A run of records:
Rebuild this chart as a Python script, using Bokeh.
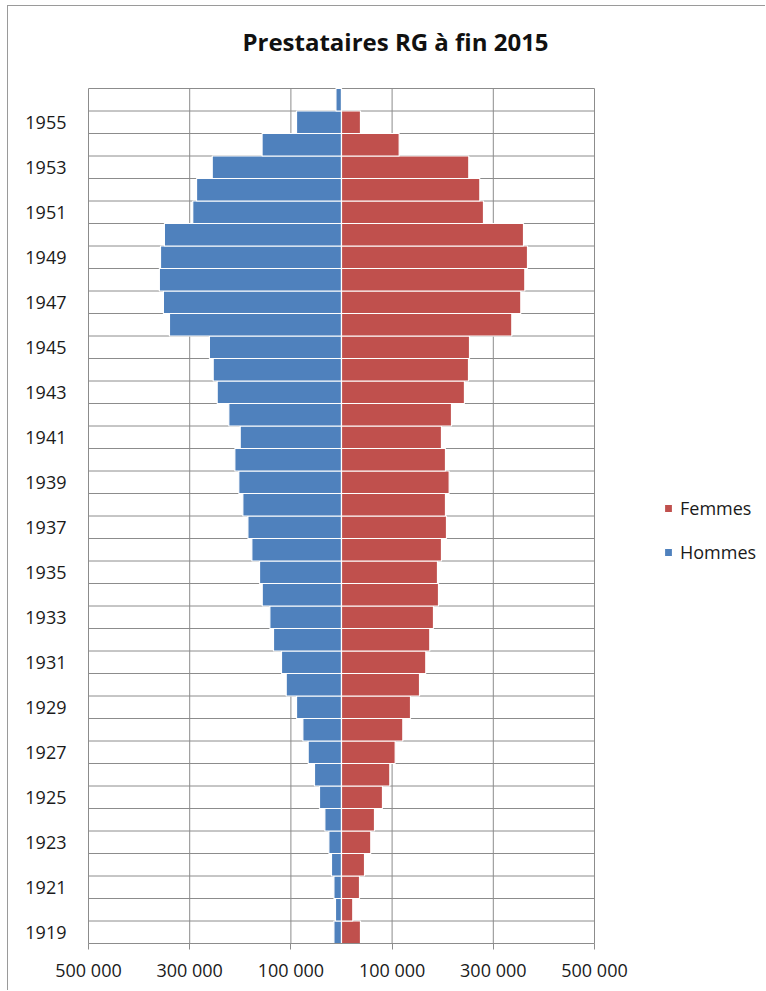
import numpy as np
from bokeh.plotting import figure
from bokeh.models import FixedTicker, Label, Legend, LegendItem, ColumnDataSource, Range1d
from bokeh.embed import file_html
from bokeh.resources import INLINE

title_text = "Prestataires RG à fin 2015"
years = list(range(1919, 1957))
hommes = [15000, 11900, 15000, 19800, 25000, 32900, 43500, 53400, 65900, 76400,
          88900, 109300, 118600, 134400, 141600, 156700, 162000, 177200, 185000, 195000,
          203000, 210800, 200200, 222700, 245700, 253600, 261000, 340000, 352000, 360000,
          357700, 350000, 294000, 286500, 255500, 157000, 88900, 11000]
femmes = [37500, 22300, 35600, 45500, 57900, 65200, 81000, 95500, 106100, 121200,
          136400, 154200, 166600, 174500, 181800, 191700, 189700, 197600, 207500, 205500,
          212800, 205500, 197600, 217400, 243000, 251000, 253000, 336600, 354400, 362300,
          367600, 359700, 280600, 273400, 251600, 114000, 37500, 0]
x_tick_values = [-500000, -300000, -100000, 100000, 300000, 500000]
x_tick_labels = ["500 000", "300 000", "100 000", "100 000", "300 000", "500 000"]
y_tick_years = [y for y in years if y % 2 == 1]

BLUE = "#4F81BD"
RED = "#C0504D"
GRID = "#8C8C8C"
TEXT = "#1a1a1a"
FONT = "Open Sans"

# pixel geometry of the canvas (content area 758 x 985)
CW, CH = 758, 985
F_LEFT, F_BOTTOM = 80, 48          # frame left / bottom margins
PLOT_W = 506                       # pixels for the -500k..500k span
PLOT_H = 855                       # pixels for the year rows
x_lo, x_hi = x_tick_values[0], x_tick_values[-1]
y_lo, y_hi = years[0] - 0.5, years[-1] + 0.5
# extend ranges so that the frame covers the whole canvas right/top (room for title & legend)
x_end = x_hi + (CW - F_LEFT - PLOT_W) * (x_hi - x_lo) / PLOT_W
y_end = y_hi + (CH - F_BOTTOM - PLOT_H) * (y_hi - y_lo) / PLOT_H

src = ColumnDataSource(dict(
    y=years,
    h_left=[-v for v in hommes],
    zero=[0] * len(years),
    f_right=femmes,
))

p = figure(width=CW, height=CH, output_backend="svg", toolbar_location=None,
           x_range=Range1d(x_lo, x_end), y_range=Range1d(y_lo, y_end),
           min_border_left=F_LEFT, min_border_right=0, min_border_top=0,
           min_border_bottom=F_BOTTOM)
p.styles = {"margin-left": "7px", "margin-top": "5px",
            "border-left": "1px solid #9a9a9a", "border-top": "1px solid #9a9a9a"}

p.background_fill_color = "white"
p.border_fill_color = "white"
p.outline_line_color = None
p.grid.visible = False

# grid lines (drawn from the data)
hb = [y - 0.5 for y in years] + [y_hi]
p.segment(x0=[x_lo] * len(hb), x1=[x_hi] * len(hb), y0=hb, y1=hb,
          line_color=GRID, line_width=1)
p.segment(x0=x_tick_values, x1=x_tick_values, y0=[y_lo] * len(x_tick_values),
          y1=[y_hi] * len(x_tick_values), line_color=GRID, line_width=1)

rh = p.hbar(y="y", left="h_left", right="zero", height=1.0, source=src,
            fill_color=BLUE, line_color="white", line_width=1.2)
rf = p.hbar(y="y", left="zero", right="f_right", height=1.0, source=src,
            fill_color=RED, line_color="white", line_width=1.2)

# x axis
p.xaxis.ticker = FixedTicker(ticks=x_tick_values)
p.xaxis.bounds = (x_lo, x_hi)
p.xaxis.major_label_overrides = {v: l for v, l in zip(x_tick_values, x_tick_labels)}
p.xaxis.axis_line_color = GRID
p.xaxis.major_tick_line_color = GRID
p.xaxis.major_tick_out = 6
p.xaxis.major_tick_in = 0
p.xaxis.minor_tick_line_color = None
p.xaxis.major_label_standoff = 8
p.xaxis.major_label_text_font = FONT
p.xaxis.major_label_text_font_size = "18px"
p.xaxis.major_label_text_color = TEXT

# y axis
p.yaxis.ticker = FixedTicker(ticks=y_tick_years)
p.yaxis.bounds = (y_lo, y_hi)
p.yaxis.axis_line_color = GRID
p.yaxis.major_tick_line_color = None
p.yaxis.major_tick_out = 0
p.yaxis.major_tick_in = 0
p.yaxis.minor_tick_line_color = None
p.yaxis.major_label_standoff = 22
p.yaxis.major_label_text_font = FONT
p.yaxis.major_label_text_font_size = "18px"
p.yaxis.major_label_text_color = TEXT

# legend
legend = Legend(items=[LegendItem(label="Femmes", renderers=[rf]),
                       LegendItem(label="Hommes", renderers=[rh])],
                location=(575, 379), orientation="vertical",
                glyph_width=10, glyph_height=10, label_standoff=7,
                spacing=20, padding=0, margin=0, label_height=20,
                label_text_font=FONT, label_text_font_size="18px",
                label_text_color=TEXT,
                border_line_color=None, background_fill_alpha=0)
p.add_layout(legend, "center")

# title
p.add_layout(Label(x=307, y=902, x_units="screen", y_units="screen", text=title_text,
                   text_align="center", text_baseline="middle",
                   text_font=FONT, text_font_style="bold", text_font_size="24px",
                   text_color="#111111"))

open("out.html", "w").write(file_html(p, INLINE))
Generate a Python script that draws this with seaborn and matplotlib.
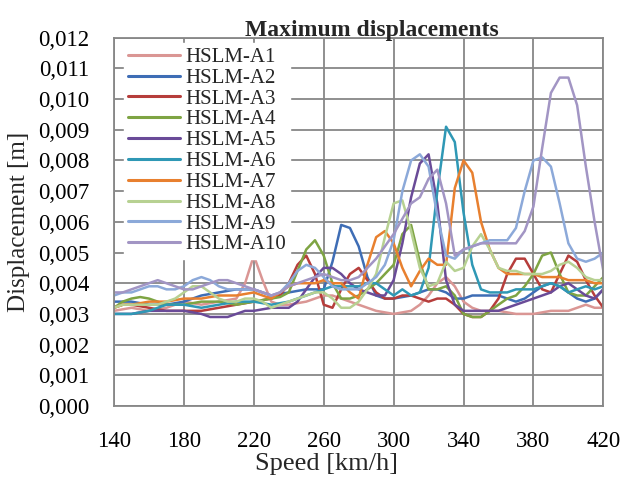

◆ Challenge
Copy every line that contains the string "this".

◆ Problem solution
Rebuild this chart as a Python script, using Bokeh.
Generate a Python script that draws this with seaborn and matplotlib.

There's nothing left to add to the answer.